Durham police to offer heroin-assisted treatment

Durham Constabulary is planning to become the first police force in England to offer heroin-assisted treatment to problem drug users.

Under the proposals, people whose drug use had led to prolific offending would be able to follow a programme designed to ‘stabilise their addiction in a controlled environment’ and reduce their dependency until they stopped taking heroin altogether, said Durham police, crime and victims’ commissioner, Ron Hogg. They would also be expected to engage with conventional treatment at the same time.

‘I have asked our local public health departments to suggest a series of options which would enable us to introduce heroin-assisted treatment in the Durham area,’ he stated, with the annual cost of heroin-assisted treatment estimated at around a third of that of keeping someone in prison. ‘The aim of the initiative is to save the lives of addicts, shut down drug dealers and reduce acquisitive crime. Instead of stealing in order to fund their habit, and money flowing the organised crime gangs, addicts will be helped to recover. The costs associated with it would be saved through reduced costs in the longer term to the courts, prisons, the police, and wider society.’

Glasgow is also planning to open a consumption room and offer heroin-assisted treatment, after city officials approved the development of a business case late last year (DDN, November 2016, page 4).

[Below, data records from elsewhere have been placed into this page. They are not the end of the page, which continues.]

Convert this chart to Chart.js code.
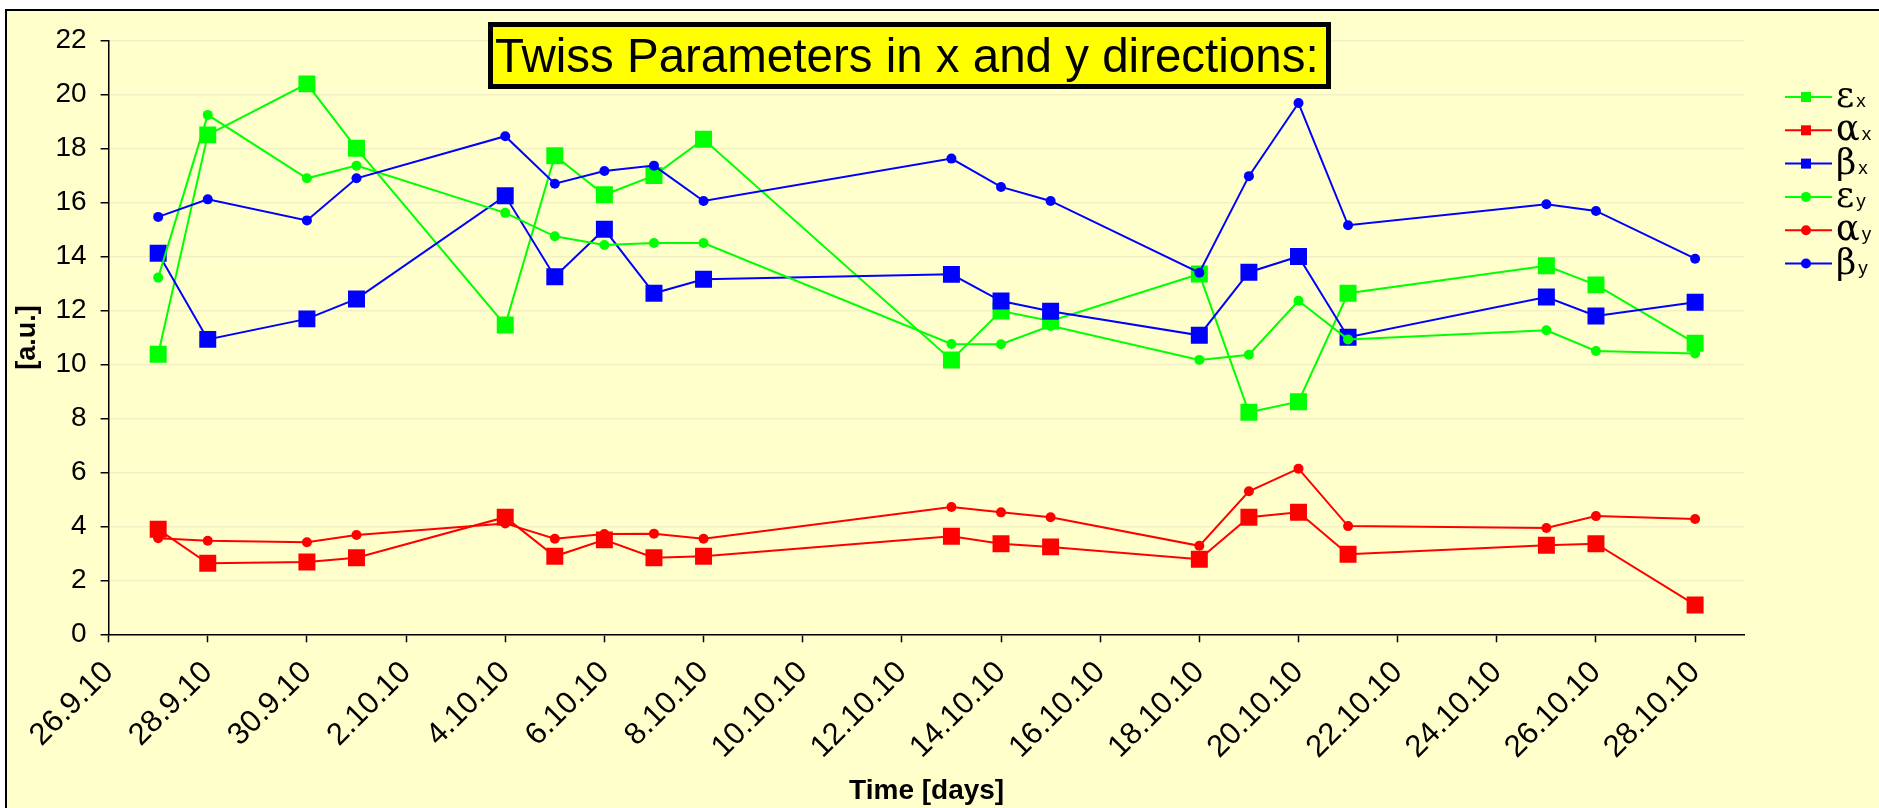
<!DOCTYPE html>
<html>
<head>
<meta charset="utf-8">
<script src="https://cdn.jsdelivr.net/npm/chart.js@4.4.0/dist/chart.umd.min.js"></script>
<style>
  html, body { margin: 0; padding: 0; background: #ffffff; }
  #wrap { position: relative; width: 1879px; height: 808px; }
  canvas { display: block; }
</style>
</head>
<body>
<div id="wrap"><canvas id="c" width="1879" height="808"></canvas></div>
<script>
// ---------------- data ----------------
const chartTitle = 'Twiss Parameters in x and y directions:';
const xAxisTitle = 'Time [days]';
const yAxisTitle = '[a.u.]';
const startDate = '26.9.10';
const tickLabels = ['26.9.10', '28.9.10', '30.9.10', '2.10.10', '4.10.10', '6.10.10', '8.10.10',
  '10.10.10', '12.10.10', '14.10.10', '16.10.10', '18.10.10', '20.10.10', '22.10.10',
  '24.10.10', '26.10.10', '28.10.10'];
const measureDates = ['27.9.10', '28.9.10', '30.9.10', '1.10.10', '4.10.10', '5.10.10', '6.10.10',
  '7.10.10', '8.10.10', '13.10.10', '14.10.10', '15.10.10', '18.10.10', '19.10.10', '20.10.10',
  '21.10.10', '25.10.10', '26.10.10', '28.10.10'];
const epsX   = [10.38, 18.51, 20.40, 18.01, 11.46, 17.74, 16.29, 17.00, 18.35, 10.17, 11.98, 11.61, 13.35, 8.23, 8.62, 12.64, 13.66, 12.95, 10.79];
const alphaX = [3.89, 2.63, 2.68, 2.84, 4.34, 2.89, 3.50, 2.84, 2.89, 3.63, 3.36, 3.24, 2.78, 4.34, 4.52, 2.97, 3.30, 3.36, 1.09];
const betaX  = [14.12, 10.93, 11.69, 12.43, 16.25, 13.25, 15.01, 12.64, 13.16, 13.34, 12.35, 11.97, 11.08, 13.42, 14.00, 11.01, 12.50, 11.80, 12.31];
const epsY   = [13.22, 19.25, 16.90, 17.37, 15.62, 14.75, 14.43, 14.50, 14.50, 10.76, 10.75, 11.43, 10.17, 10.36, 12.36, 10.93, 11.27, 10.50, 10.41];
const alphaY = [3.56, 3.47, 3.41, 3.68, 4.11, 3.54, 3.72, 3.73, 3.54, 4.72, 4.52, 4.34, 3.28, 5.30, 6.14, 4.01, 3.94, 4.38, 4.27];
const betaY  = [15.47, 16.12, 15.34, 16.90, 18.46, 16.70, 17.17, 17.37, 16.06, 17.63, 16.58, 16.06, 13.40, 16.98, 19.69, 15.16, 15.94, 15.69, 13.92];
const seriesSymbols = ['ε', 'α', 'β', 'ε', 'α', 'β'];
const seriesSubscripts = ['x', 'x', 'x', 'y', 'y', 'y'];

// ---------------- helpers ----------------
function parseDay(s) {
  const p = s.split('.').map(Number);
  return Date.UTC(2000 + p[2], p[1] - 1, p[0]);
}
const day0 = parseDay(startDate);
function dayIndex(s) { return Math.round((parseDay(s) - day0) / 86400000); }

const SANS = "'Liberation Sans', Arial, sans-serif";
const GREEN = '#00FF00', RED = '#FF0000', BLUE = '#0000FF';
const BG = '#FFFFCC';

function makeSet(i, values, color, style) {
  const r = style === 'rect' ? 12 : 5;
  return {
    label: seriesSymbols[i] + seriesSubscripts[i],
    data: values.map((v, k) => ({ x: dayIndex(measureDates[k]), y: v })),
    borderColor: color,
    backgroundColor: color,
    borderWidth: 2,
    pointStyle: style,
    pointRadius: r,
    pointHoverRadius: r,
    pointBorderWidth: 0,
    pointBackgroundColor: color,
    tension: 0,
    fill: false,
    order: 5 - i
  };
}

const datasets = [
  makeSet(0, epsX, GREEN, 'rect'),
  makeSet(1, alphaX, RED, 'rect'),
  makeSet(2, betaX, BLUE, 'rect'),
  makeSet(3, epsY, GREEN, 'circle'),
  makeSet(4, alphaY, RED, 'circle'),
  makeSet(5, betaY, BLUE, 'circle')
];

// background frame
const framePlugin = {
  id: 'frame',
  beforeDraw(chart) {
    const ctx = chart.ctx;
    ctx.save();
    ctx.fillStyle = '#ffffff';
    ctx.fillRect(0, 0, chart.width, chart.height);
    ctx.fillStyle = '#000000';
    ctx.fillRect(5, 9, chart.width, chart.height);
    ctx.fillStyle = BG;
    ctx.fillRect(7, 11, chart.width, chart.height);
    ctx.restore();
  }
};

// floating boxed title
const boxTitlePlugin = {
  id: 'boxTitle',
  afterDraw(chart) {
    const ctx = chart.ctx;
    ctx.save();
    ctx.fillStyle = '#FFFF00';
    ctx.fillRect(488, 22, 843, 67);
    ctx.lineWidth = 5;
    ctx.strokeStyle = '#000000';
    ctx.strokeRect(490.5, 24.5, 838, 62);
    ctx.fillStyle = '#000000';
    ctx.font = "47.5px " + SANS;
    ctx.textAlign = 'left';
    ctx.textBaseline = 'alphabetic';
    ctx.fillText(chartTitle, 495, 72);
    ctx.restore();
  }
};

// legend with large greek symbol + small subscript
const greekLegendPlugin = {
  id: 'greekLegend',
  afterDraw(chart) {
    const ctx = chart.ctx;
    ctx.save();
    chart.data.datasets.forEach((ds, i) => {
      const yc = 97 + i * 33.3;
      ctx.strokeStyle = ds.borderColor;
      ctx.lineWidth = 2;
      ctx.beginPath();
      ctx.moveTo(1785, yc);
      ctx.lineTo(1832, yc);
      ctx.stroke();
      ctx.fillStyle = ds.borderColor;
      if (ds.pointStyle === 'rect') {
        ctx.fillRect(1801, yc - 5, 10, 10);
      } else {
        ctx.beginPath();
        ctx.arc(1806, yc, 5, 0, Math.PI * 2);
        ctx.fill();
      }
      ctx.fillStyle = '#000000';
      ctx.textAlign = 'left';
      ctx.textBaseline = 'alphabetic';
      ctx.font = "35px 'DejaVu Serif', 'Liberation Serif', serif";
      const sym = seriesSymbols[i];
      ctx.fillText(sym, 1836, yc + 10);
      const w = ctx.measureText(sym).width;
      ctx.font = "19px " + SANS;
      ctx.fillText(seriesSubscripts[i], 1836 + w + 2, yc + 10);
    });
    ctx.restore();
  }
};

new Chart(document.getElementById('c'), {
  type: 'line',
  data: { datasets },
  options: {
    responsive: false,
    animation: false,
    devicePixelRatio: 1,
    parsing: true,
    layout: { padding: { top: 40.7, left: 0, right: 134.3, bottom: 0 } },
    plugins: {
      legend: { display: false },
      title: { display: false },
      tooltip: { enabled: false }
    },
    scales: {
      x: {
        type: 'linear',
        min: 0,
        max: 33,
        afterBuildTicks(s) {
          s.ticks = tickLabels.map((_, i) => ({ value: i * 2 }));
        },
        afterFit(s) { s.height = 808 - 634.3; },
        ticks: {
          stepSize: 2,
          autoSkip: false,
          minRotation: 45,
          maxRotation: 45,
          padding: 12,
          color: '#000000',
          font: { family: SANS, size: 31 },
          callback: (v) => tickLabels[Math.round(v / 2)]
        },
        grid: { drawOnChartArea: false, drawTicks: true, tickLength: 8, tickColor: '#000000', tickWidth: 1.5 },
        border: { display: true, color: '#000000', width: 1.5 },
        title: {
          display: true, text: xAxisTitle, color: '#000000',
          font: { family: SANS, size: 28, weight: 'bold' },
          padding: { top: 0, bottom: 0 }
        }
      },
      y: {
        type: 'linear',
        min: 0,
        max: 22,
        afterFit(s) { s.width = 108.6; },
        ticks: {
          stepSize: 2,
          padding: 14,
          color: '#000000',
          font: { family: SANS, size: 28 }
        },
        grid: { color: '#F3F0C6', lineWidth: 1.5, drawTicks: true, tickLength: 8, tickColor: '#000000', tickWidth: 1.5 },
        border: { display: true, color: '#000000', width: 1.5 },
        title: {
          display: true, text: yAxisTitle, color: '#000000',
          font: { family: SANS, size: 27, weight: 'bold' },
          padding: { top: 11.6, bottom: 0 }
        }
      }
    }
  },
  plugins: [framePlugin, boxTitlePlugin, greekLegendPlugin]
});
</script>
</body>
</html>
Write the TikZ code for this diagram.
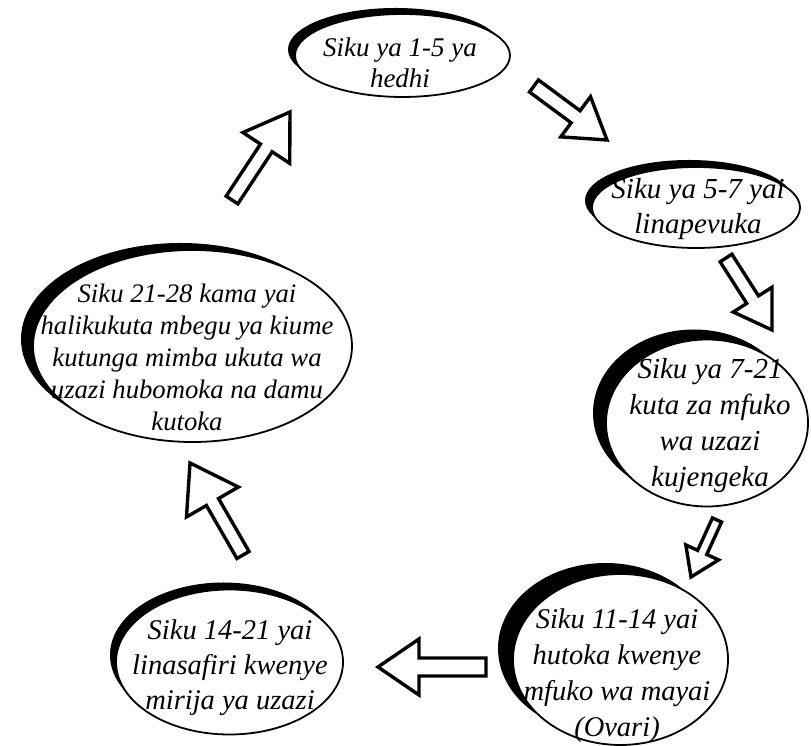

The Durham scheme is likely to prove controversial, however, with an editorial in the Mail on Sunday stating that ‘law-abiding, hard-working citizens whose taxes are used to pay for heroin may feel they have been mugged by the taxman to pay for someone else’s bad behaviour’, and adding that the ‘biggest objection’ was that the plan was sponsored by a police force. ‘Their job is to uphold the law,’ it said. ‘They cannot actively help people to do something that would be illegal in other circumstances. It is a step too far.’